The treatment of the body using chi has been around for a very long time. One of the first written accounts describing meridians as channels of energy was discovered in a Han dynasty (206BC – 220AD) tomb in Hunan, China; 8000 year old stone acupuncture needles have been found, also in China, and Neolithic ice mummies have been found to have acupuncture points tattooed on their skin. There is ample evidence therefore that people have been aware of chi, and been treating it for many, many years.

Acupuncturists will say that meridians were discovered as a result of needling specific points, and finding where the sensation goes to. I feel that it is just as likely that this stimulation was given using touch rather than penetration with a needle. In any event, traditional acupuncture training requires a long apprenticeship using touch alone before needles are introduced.

Whichever came first, touch or penetration, ordinary people, in what was a peasant agrarian society, would have not had the skill to practice acupuncture or the resources to hire skilled medical practitioners. This lead to the tradition of treating family and friends using manipulation of the meridians and popularly known points. We all know some of these points and use them instinctively – think what you do when you have a headache, eyestrain or indigestion, and then check the points!

As the dominant regional power, China exported many of its customs, sciences and technologies to adjacent countries, and similar manipulation techniques appeared in the Philippines, Indonesia, and even as far away as India, where the Vedic concept of Prana is very similar to that of Chi. It is worth noting that the Indian culture claims that this was a discovery that they made themselves and then exported East. If this is so it would underline the validity of the concept as it apparently arose in more than one place, and carried enough of a resonance to be widely accepted in both.

The story of Shiatsu as we now know it, however, carries on in Japan which in the 6th Century, like so many of its neighbours, adopted much of the Chinese view of medicine. The concept of chi (ki in Japanese) became as central to Japanese culture as it was in China. So much so that the equivalent greeting to ‘how are you?’ in English translates to ‘how is your ki?’ in Japanese, and the expression for poor health means literally ‘bad ki.’

The result was that ki manipulation in the form of Shi-atsu meaning ‘finger pressure’ became a great folk tradition in Japan, and for centuries it flourished as a part of everyday life.
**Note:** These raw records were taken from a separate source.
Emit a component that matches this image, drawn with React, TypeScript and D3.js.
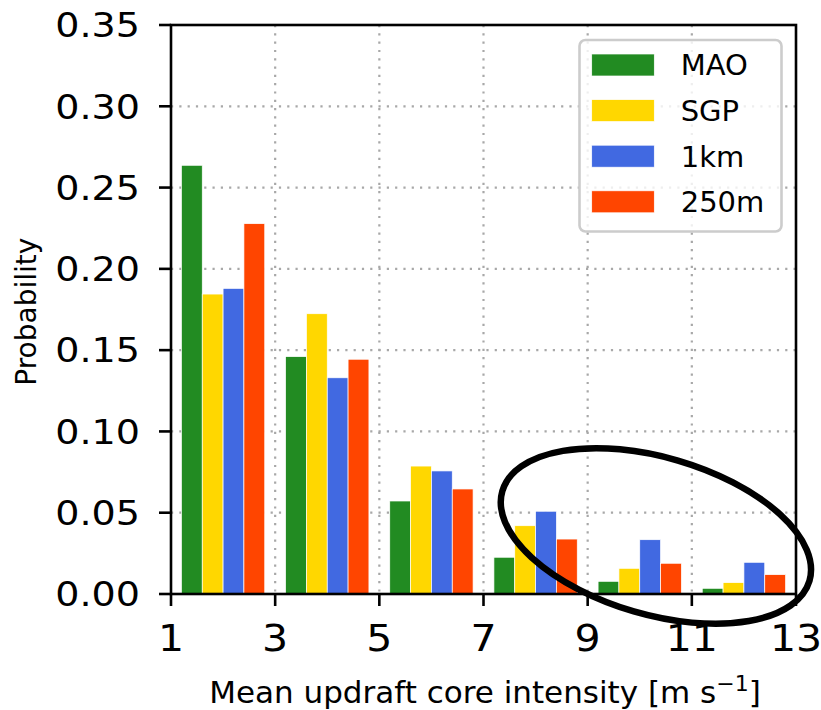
import React from "react";
import * as d3 from "d3";

const categories = [2, 4, 6, 8, 10, 12];
const seriesNames = ["MAO", "SGP", "1km", "250m"];
const seriesColors = ["#228B22", "#FFD700", "#4169E1", "#FF4500"];
const mao = [0.2637, 0.146, 0.0572, 0.0226, 0.0078, 0.0035];
const sgp = [0.1845, 0.1724, 0.0787, 0.042, 0.0158, 0.007];
const km1 = [0.188, 0.133, 0.0757, 0.0509, 0.0334, 0.0195];
const m250 = [0.2278, 0.1444, 0.0646, 0.0338, 0.0189, 0.0119];
const xTicks = [1, 3, 5, 7, 9, 11, 13];
const yTicks = [0, 0.05, 0.1, 0.15, 0.2, 0.25, 0.3, 0.35];

const W = 821;
const H = 710;
const left = 171;
const right = 796;
const top = 25;
const bottom = 594;
const FONT = "DejaVu Sans, sans-serif";

export default function App() {
  const x = d3.scaleLinear().domain([1, 13]).range([left, right]);
  const y = d3.scaleLinear().domain([0, 0.35]).range([bottom, top]);
  const series = [mao, sgp, km1, m250];
  const barW = 0.4;

  const gridColor = "#a8a8a8";
  const gridDash = "2.2 6.1";

  const ecx = x(10.31);
  const ecy = y(0.0357);

  return (
    <svg
      width={W}
      height={H}
      style={{ position: "absolute", left: 0, top: 0, background: "#fff" }}
      fontFamily={FONT}
    >
      <rect x={0} y={0} width={W} height={H} fill="#fff" />
      {xTicks.slice(1, -1).map((t) => (
        <line
          key={"gx" + t}
          x1={x(t)}
          x2={x(t)}
          y1={top}
          y2={bottom}
          stroke={gridColor}
          strokeWidth={2.2}
          strokeDasharray={gridDash}
        />
      ))}
      {yTicks.slice(1, -1).map((t) => (
        <line
          key={"gy" + t}
          x1={left}
          x2={right}
          y1={y(t)}
          y2={y(t)}
          stroke={gridColor}
          strokeWidth={2.2}
          strokeDasharray={gridDash}
        />
      ))}
      {series.map((vals, si) =>
        vals.map((v, ci) => {
          const x0 = categories[ci] - 0.8 + si * barW;
          return (
            <rect
              key={si + "-" + ci}
              x={x(x0)}
              y={y(v)}
              width={x(x0 + barW) - x(x0)}
              height={y(0) - y(v)}
              fill={seriesColors[si]}
              stroke="#fff"
              strokeWidth={0.7}
            />
          );
        })
      )}
      <rect
        x={left}
        y={top}
        width={right - left}
        height={bottom - top}
        fill="none"
        stroke="#000"
        strokeWidth={2.6}
      />
      {yTicks.map((t) => (
        <g key={"yt" + t}>
          <line x1={left - 12} x2={left} y1={y(t)} y2={y(t)} stroke="#000" strokeWidth={2.6} />
          <text
            transform={`translate(140, ${y(t)}) scale(1.12, 1)`}
            dy="0.36em"
            textAnchor="end"
            fontSize={34}
          >
            {t.toFixed(2)}
          </text>
        </g>
      ))}
      {xTicks.map((t) => (
        <g key={"xt" + t}>
          <line x1={x(t)} x2={x(t)} y1={bottom} y2={bottom + 12} stroke="#000" strokeWidth={2.6} />
          <text
            transform={`translate(${x(t)}, 651) scale(1.08, 1)`}
            textAnchor="middle"
            fontSize={38}
          >
            {t}
          </text>
        </g>
      ))}
      <text x={485} y={703} textAnchor="middle" fontSize={31}>
        Mean updraft core intensity [m s
        <tspan fontSize={22} dy={-12}>
          −1
        </tspan>
        <tspan dy={12}>]</tspan>
      </text>
      <text
        transform={`translate(35.5, 311.7) rotate(-90)`}
        textAnchor="middle"
        fontSize={28}
      >
        Probability
      </text>
      <rect
        x={579.5}
        y={40}
        width={202}
        height={191.5}
        rx={6}
        fill="#fff"
        fillOpacity={0.8}
        stroke="#cccccc"
        strokeWidth={2.6}
      />
      {seriesNames.map((n, i) => {
        const cy = 65 + i * 45.6;
        return (
          <g key={n}>
            <rect x={591.7} y={cy - 11} width={62.6} height={22} fill={seriesColors[i]} stroke="#fff" strokeWidth={0.7} />
            <text x={680.7} y={cy} dy="0.36em" fontSize={29}>
              {n}
            </text>
          </g>
        );
      })}
      <ellipse
        cx={ecx}
        cy={ecy}
        rx={160}
        ry={78.6}
        transform={`rotate(16.3 ${ecx} ${ecy})`}
        fill="none"
        stroke="#000"
        strokeWidth={6.5}
      />
    </svg>
  );
}
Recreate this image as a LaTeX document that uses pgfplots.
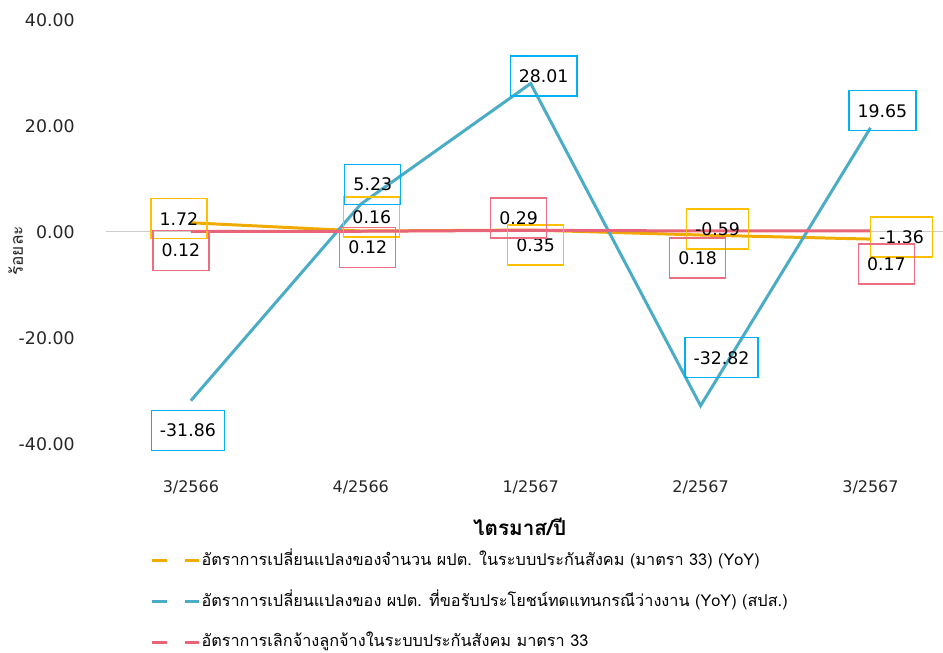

By the beginning of the last century, however, the gradual move towards Western scientific and medical values which were seen as modern and somehow more exciting had reduced Shiatsu’s importance. It had become something of an embarrassment, having the same connotations as Swedish massage would have had in the seventies and eighties- slightly seedy and a mode of pleasure rather than a medical procedure.

There was a rearguard action, however, headed by Tokujiro Namikoshi who founded the Clinic of Pressure Therapy in 1925. This school took on board Western nomenclature, and favoured a more ‘scientific’ approach. This enabled Shiatsu to continue in a clinical setting, and the Namikoshi style is still the most widely practiced in Japan.

What we see as Shiatsu in the West is derived from the Namikoshi school in that it was the son of a teacher that put together what became called Zen Shiatsu. Shizuto Masunaga, a professor of psychology at Tokyo University, inherited a deep interest in Traditional Chinese Medicine from his mother who was a teacher at the Namikoshi school for ten years.

During the 1970s, Masunaga combined his understanding of psychology with TCM and conventional Shiatsu as practiced by his mother, and created what he called Zen Shiatsu, a synthesis of modern Western thinking and traditional Eastern healing techniques. He took this to the United States where he continued to develop his theories up to his death in 1981.

Since then, his students and third and fourth generation Shiatsu practitioners have continued the development of Shiatsu building a vibrant and dynamically growing treatment system.

Shiatsu today has a multitude of styles and approaches; indeed each practitioner has their own individual style. Within this, though, there is a core structure underlying each treatment which has been evolving for 8000 years or more.